1. Read the data from the file
2. Separate the data into parameters and the corresponding labels
3. Convert the data and the lables into numpy arrays

In [2]:
data_file = open('spambase/spambase.data', 'r')

data = []
label = []

# load data from comma separated text file into lists in python
# while separating the parameters and the label of the data
for i in range(4061):
    data.append(data_file.readline().split(","))
    label.append(data[i][57])
    data[i] = data[i][:57]

# convert python lists to numpy array
data = np.asarray(data)
data = data.astype(float)
    
label = np.asarray(label)
label = label.astype(int)


4. Shuffle the data and split it for k-fold cross validation
    (Shuffling the data is necessary as the data contains all samples with label 1 initially followed by all        samples with label 0)
5. Use a linear SVM model object for training the model to classify samples as spam or not spam
6. Train the svm model on 4 folds keeping 1 fold for testing using svm.fit
7. Test the trained model on the test data
8. Use the confusion matrix to find the rates
    (False positive rate is the fraction of non-spam mails classified as spam,
     False negative rate is the fraction of spam mails classified as non-spam,
     Error rate is the total fraction of mails that are misclassified(either spam or non-spam))
9. Evaluate the f1-score

In [9]:
# Using linear SVM for email classification


k_fold = KFold(n_splits=5, shuffle=True)
k_fold.get_n_splits(data)
svm = []

fpr = []
fnr = []
error = []
f1 = []


for k, (train, test) in enumerate(k_fold.split(data, label)):
    
    svm.append(SVC(kernel='linear', C = 0.075, random_state=101))
    svm[k].fit(data[train], label[train])
    y_test = label[test]
    y_pred = svm[k].predict(data[test])
    
    conf_matrix = confusion_matrix(y_test,y_pred)  
    evaluation = precision_recall_fscore_support(y_test, y_pred)
    
    error.append(float( 1.0*( conf_matrix[0][1]+conf_matrix[1][0] ) / len(y_pred)))
    fpr.append(1.0 * conf_matrix[0][1]/(conf_matrix[0][1]+conf_matrix[1][1]))
    fnr.append(1.0 * conf_matrix[1][0]/(conf_matrix[1][0]+conf_matrix[0][0]))
    f1.append( (evaluation[2][0]+evaluation[2][1])/2 )
    

1. Print the evaluation results per fold

In [11]:
print 'Fold \t False Postive Rate\t False Negative Rate\t ErrorRate \tF1-score'

for i in range(5):
    print i, '\t\t', round(fpr[i], 5), '\t\t', round(fnr[i], 5), '\t', \
    round(error[i], 5), ' \t', round( f1[i], 5 )  

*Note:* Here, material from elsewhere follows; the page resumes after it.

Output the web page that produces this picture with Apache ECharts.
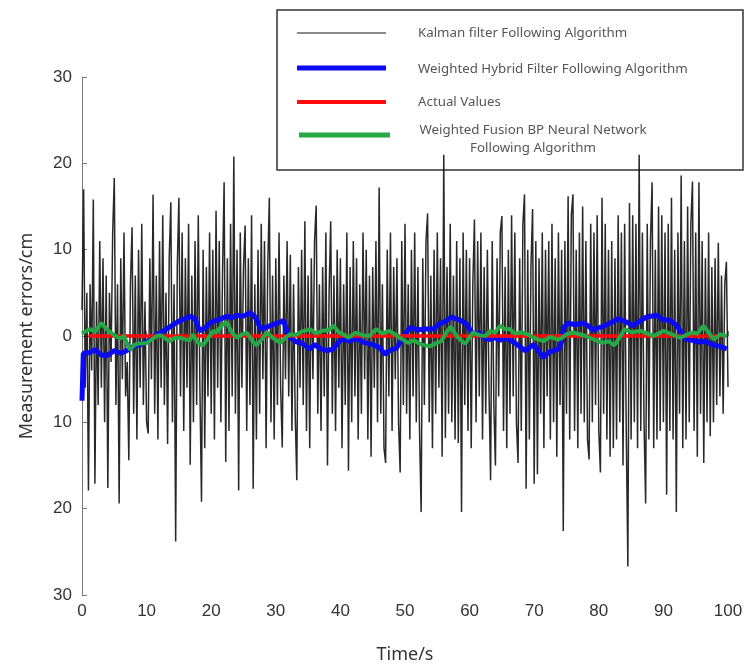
<!DOCTYPE html>
<html>
<head>
<meta charset="utf-8">
<script src="https://cdn.jsdelivr.net/npm/echarts@6/dist/echarts.min.js"></script>
<style>
  html, body { margin: 0; padding: 0; background: #fff; }
  #chart { width: 746px; height: 669px; }
</style>
</head>
<body>
<div id="chart"></div>
<script>
// Kalman filter errors, sampled every 0.25 s from 0 to 100 s
const kalmanStep = 0.25
const kalmanValues = [
  3, 17, -6, 5, -17.9, 6, -4, 15.8, -17.1, 4, -8, 11, -6, 9, -10, 7,
  -17.6, 5, -3, 12, 18.3, -8, 6, -19.4, 9, -5, 12, -7, -3, -14.4, 6, 12.6,
  -9, 7, -12, 10, -6, 13, -8, 4, -10, -11.3, 9, -5, 16.4, -9, 7, -12,
  11, -6, 14, -8, 5, -12.5, 9, 15.5, -10, 6, -23.8, 8, 16, -7, 12, -11,
  9, -6, 13, -14.9, 7, -10, 11, -8, 14, -6, -19.2, 10, -13, 8, -7, 12,
  -9, 10, -12, 14.5, -6, 11, -10, 7, 17.8, -14.6, 9, -11, 13, -7, 20.8, -9,
  10, -17.9, 12, -6, 8, 12.8, -11, 9, -8, 14, -17.7, 6, -12, 10, -9, 13,
  -5, 11, -13, 8, 16, -10, 7, -12, 9, -8, 12, -6, -12.9, 7, -5, 11,
  -7, 9.4, -11, 6, -9, -16.7, 8, -6, 10, -8, 13.3, -11, 7, -13, 9, -5,
  11, 15.1, -9, 6, -11, 8, -7, 12, -15, 5, 13.3, -9, 7, -11, 10, -6,
  9, -13, 6, -8, 12, -15.6, 8, -10, 11, -7, 9, -12, 6, -9, 12, -5,
  10, -12, 7, -14, 8, -6, 11, -10, 17.2, -9, 6, -13, -14.7, 10, -7, 12,
  -11, 8, -5, 9, -10, -15.8, 11, -8, 13, -9, 6, -12, 10, -7, 12, -10,
  8, -11, -20.4, 9, -8, 11, 14.2, -10, 7, -13, 10, -9, 12, -6, 9, -14,
  21, -11.8, 8, -9, 13, -10, 7, -12, 11, -12.4, 9, -20.4, 12, -8, 10, -11,
  9, -13, 6, 13.5, -10, 11, -7, 12, -12, 8, -9, 10, -6, -16.7, 11, -8,
  -15, 9, -7, 12, 13.9, -11, 8, -13, 10, -9, 14, -7, 12, -10, -14.7, 9,
  -11, 13, 16.4, -17.7, 10, -12, 8, 14.7, -17.1, 11, -16, 9, -9, 12, -13, 10,
  -7, 11, -12, 13, -10, 9, -14, 12, -8, 10, -22.6, 11, -9, 16.2, -12, 14,
  16.4, -11, 10, -13, 12, -9, 15, -10, 11, -12, -14.3, 13, -10, 12, -8, 14,
  -11, -15.8, 16, -9, 13, -12, 10, -14, 11, -13, 9, -12, 14, -10, 12, -15,
  13, -11, -26.7, 15.4, -12, 14, -10, 13, -13, 21, -11, 12, -10, -19.4, 13, -12,
  11, 17.8, -13, 10, -12, 15, -11, 14, -10, 12, -18.4, 13, -11, 16, -12, 10,
  -20.4, 12, -9, 18.6, -13, 11, -12, 15, -10, 13, 17.9, -11, 12, -14, 17.8, -9,
  11, -14.7, 9, -10, 12, -11.6, 8, -10, 9, -8, 10.8, -7, 7, -9, 6, 8.6,
  -5.9
]

// Weighted hybrid filter
const hybridTime = [0, 0.2, 1.2, 2, 3, 3.8, 5, 6, 6.9, 8, 9, 10, 11, 12.6, 13.5, 14.5, 15.2, 16, 16.7, 17.5,
  18.2, 19, 20, 20.8, 21.6, 22.4, 23.2, 24, 25, 26, 26.8, 27.7, 28.5, 29.5, 30.3, 31.2, 31.9, 33.2, 34, 35.3,
  36, 37, 38, 38.9, 39.6, 40.4, 41.4, 42.4, 43.5, 45, 46, 46.9, 47.8, 48.7, 49.4, 50, 50.8, 52, 52.8, 54.4,
  55.3, 56.3, 57.2, 57.8, 58.6, 59.5, 60.6, 61.5, 62.4, 63.2, 64, 64.7, 65.5, 66.8, 67.7, 68.6, 69.9, 70.6, 71.4, 72.2,
  73, 73.8, 74.2, 74.6, 75.2, 76.3, 77.6, 78.3, 79.1, 80.6, 81.8, 83, 84, 85.3, 86.5, 87.4, 89, 89.9, 91.1, 92.1,
  93.3, 94.5, 95.6, 96.5, 97.6, 98.7, 99.8]
const hybridValues = [-7.5, -2.0, -1.9, -1.6, -2.2, -2.3, -1.7, -2.0, -1.7, -1.2, -1.0, -0.7, -0.1, 0.6, 1.0, 1.5, 1.8, 2.0, 2.3, 2.0,
  0.6, 0.9, 1.6, 1.8, 2.0, 2.3, 2.1, 2.4, 2.3, 2.7, 2.2, 0.8, 1.0, 1.3, 1.5, 1.8, 0, -0.7, -0.8, -1.5,
  -1.0, -1.5, -1.7, -1.5, -0.8, -0.3, -0.6, -0.3, -0.7, -1.0, -1.3, -2.1, -1.6, -1.4, -0.5, 0.2, 1.0, 0.7, 0.8, 0.8,
  1.4, 1.7, 2.2, 2.0, 1.8, 1.4, 0.1, 0.4, -0.3, -0.4, -0.2, -0.5, -0.2, -0.7, -1.2, -1.7, -1.0, -1.6, -2.5, -1.9,
  -1.7, -1.5, -0.7, 1.0, 1.5, 1.3, 1.5, 1.2, 0.7, 1.1, 1.5, 2.0, 1.7, 1.2, 1.8, 2.2, 2.4, 1.9, 1.8, 1.2,
  -0.3, -0.5, -0.7, -0.6, -1.0, -1.2, -1.5]

// Actual values
const actualTime = [1, 99]
const actualValues = [0, 0]

// Weighted fusion BP neural network
const fusionTime = [0, 1.2, 2, 3, 3.8, 4.8, 5.9, 6.5, 7.4, 8.2, 8.7, 10, 11, 11.6, 12.1, 13.1, 13.6, 14.4, 15.2, 16,
  16.7, 17.1, 18, 18.7, 19.5, 20.3, 20.8, 21.4, 21.9, 22.4, 23.2, 24, 24.8, 25.5, 26.2, 27, 27.8, 28.6, 29.5, 30.7,
  31.5, 32.2, 33, 34, 35.3, 36.2, 37.2, 38.2, 38.9, 39.8, 40.5, 41.2, 42.4, 43.4, 44.5, 45.5, 46.5, 47.6, 48.4, 49.2,
  50.5, 51.3, 52.6, 53.9, 54.6, 55.6, 56.4, 57.1, 57.9, 58.5, 59.3, 60.5, 61.5, 62.5, 63.2, 64, 64.7, 65.5, 66.2, 67,
  68, 69, 69.9, 70.6, 71.4, 72.5, 73.5, 74.2, 75, 76, 77, 78, 79.2, 80.6, 81.5, 82.4, 83.2, 84, 85.1, 86.4,
  87.5, 88.5, 89.3, 90, 91.3, 92.6, 93.5, 94.4, 95.3, 96.2, 97, 97.8, 98.8, 99.8]
const fusionValues = [0.3, 0.8, 0.5, 1.5, 0.8, 0.2, -0.3, 0.0, -1.6, -1.0, -0.9, -0.8, -0.3, 0.0, 0.1, -0.4, -0.6, -0.2, -0.2, -0.4,
  -0.5, 0.2, -0.8, -1.1, -0.3, 0.6, 0.4, 1.0, 1.4, 1.6, 0.4, -0.2, 0.2, 0.4, -0.4, -1.1, -0.4, 0.4, -0.2, -0.8,
  -0.2, 0.2, 0.1, 0.5, 0.8, 0.3, 0.6, 0.7, 1.2, 0.4, 0.2, -0.2, 0.4, 0.1, 0.0, 0.8, 0.3, 0.6, 0.2, -0.2,
  -0.8, -0.5, -1.0, -1.2, -0.9, -0.6, 0.4, 1.1, 0.1, -0.4, -0.9, 0.4, 0.1, 0.0, 0.6, 0.4, 1.2, 0.8, 0.8, 0.3,
  0.4, 0.2, -0.2, -0.4, -0.6, -0.1, -0.4, -0.3, 0.2, 0.4, 0.2, 0.0, -0.4, -0.8, -0.6, -1.1, -0.2, 0.8, 0.4, 0.6,
  0.3, 0.0, 0.3, 0.6, 0.2, -0.2, 0.1, 0.4, 0.3, 1.2, 0.4, -0.4, 0.2, 0.0]

const seriesNames = [
  'Kalman filter Following Algorithm',
  'Weighted Hybrid Filter Following Algorithm',
  'Actual Values',
  'Weighted Fusion BP Neural Network\nFollowing Algorithm'
]

function pairs (xs, ys) {
  return ys.map((v, i) => [xs[i], v])
}

const kalmanData = kalmanValues.map((v, i) => [i * kalmanStep, v])

const chart = echarts.init(document.getElementById('chart'))

const axisFont = 'Liberation Sans, Arial, sans-serif'
const legendFont = { fontSize: 13.3, fill: '#555', fontFamily: 'Noto Sans', verticalAlign: 'middle' }
const option = {
  animation: false,
  grid: {
    left: 82,
    right: 18,
    top: 77,
    bottom: 73
  },
  xAxis: {
    type: 'value',
    min: 0,
    max: 100,
    interval: 10,
    name: 'Time/s',
    nameLocation: 'middle',
    nameGap: 51,
    nameTextStyle: { fontSize: 18, color: '#333', fontFamily: 'Noto Sans' },
    axisLine: { lineStyle: { color: '#777', width: 1 } },
    axisTick: { inside: true, length: 5, lineStyle: { color: '#777' } },
    axisLabel: { fontSize: 17, color: '#333', margin: 8, fontFamily: axisFont },
    splitLine: { show: false }
  },
  yAxis: {
    type: 'value',
    min: -30,
    max: 30,
    interval: 10,
    name: 'Measurement errors/cm',
    nameLocation: 'middle',
    nameGap: 46,
    nameTextStyle: { fontSize: 18, color: '#333', fontFamily: 'Noto Sans' },
    axisLine: { show: true, lineStyle: { color: '#777', width: 1 } },
    axisTick: { show: true, inside: true, length: 5, lineStyle: { color: '#777' } },
    axisLabel: {
      fontSize: 17,
      color: '#333',
      margin: 10,
      fontFamily: axisFont,
      formatter: v => String(Math.abs(v)) // the figure shows magnitudes on both sides of 0
    },
    splitLine: { show: false }
  },
  series: [
    {
      name: seriesNames[0],
      type: 'line',
      data: kalmanData,
      showSymbol: false,
      lineStyle: { color: '#111', width: 1.5, opacity: 0.9 },
      z: 1
    },
    {
      name: seriesNames[1],
      type: 'line',
      data: pairs(hybridTime, hybridValues),
      showSymbol: false,
      lineStyle: { color: '#0a0af5', width: 5 },
      z: 2
    },
    {
      name: seriesNames[2],
      type: 'line',
      data: pairs(actualTime, actualValues),
      showSymbol: false,
      lineStyle: { color: '#ff0a0a', width: 3.5 },
      z: 3
    },
    {
      name: seriesNames[3],
      type: 'line',
      data: pairs(fusionTime, fusionValues),
      showSymbol: false,
      lineStyle: { color: '#25a845', width: 4 },
      z: 4
    }
  ],
  // legend box drawn by hand, it sits on top of the plot
  graphic: [
    {
      type: 'group',
      z: 100,
      children: [
        { type: 'rect', shape: { x: 277, y: 10, width: 466, height: 160 }, style: { fill: '#fff', stroke: '#333', lineWidth: 1.5 } },
        { type: 'line', shape: { x1: 297, y1: 33, x2: 386, y2: 33 }, style: { stroke: '#8a8a8a', lineWidth: 2 } },
        { type: 'line', shape: { x1: 297, y1: 68, x2: 386, y2: 68 }, style: { stroke: '#0a0af5', lineWidth: 5 } },
        { type: 'line', shape: { x1: 297, y1: 102, x2: 386, y2: 102 }, style: { stroke: '#ff0a0a', lineWidth: 4 } },
        { type: 'line', shape: { x1: 299, y1: 135, x2: 390, y2: 135 }, style: { stroke: '#25a845', lineWidth: 5 } },
        { type: 'text', x: 418, y: 33, style: Object.assign({ text: seriesNames[0] }, legendFont) },
        { type: 'text', x: 418, y: 69, style: Object.assign({ text: seriesNames[1] }, legendFont) },
        { type: 'text', x: 418, y: 102, style: Object.assign({ text: seriesNames[2] }, legendFont) },
        { type: 'text', x: 533, y: 139, style: Object.assign({ text: seriesNames[3], lineHeight: 18, align: 'center' }, legendFont) }
      ]
    }
  ]
}

chart.setOption(option)
window.addEventListener('resize', () => chart.resize())
</script>
</body>
</html>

print '------------------------------------------------------------------------------'
print 'avg' '\t\t', round(sum(fpr)/5, 5), '\t\t', round(sum(fnr)/5, 5), ' \t',\
round(sum(error)/5, 5), ' \t', round(sum(f1)/5, 5)

Fold 	 False Postive Rate	 False Negative Rate	 ErrorRate 	F1-score
0 		0.07799 		0.05286 	0.06396  	0.93508
1 		0.06849 		0.06264 	0.06527  	0.93411
2 		0.08986 		0.07066 	0.07882  	0.91942
3 		0.05056 		0.07675 	0.06527  	0.93404
4 		0.07123 		0.06935 	0.0702  	0.92917
------------------------------------------------------------------------------
avg		0.07163 		0.06645  	0.0687  	0.93036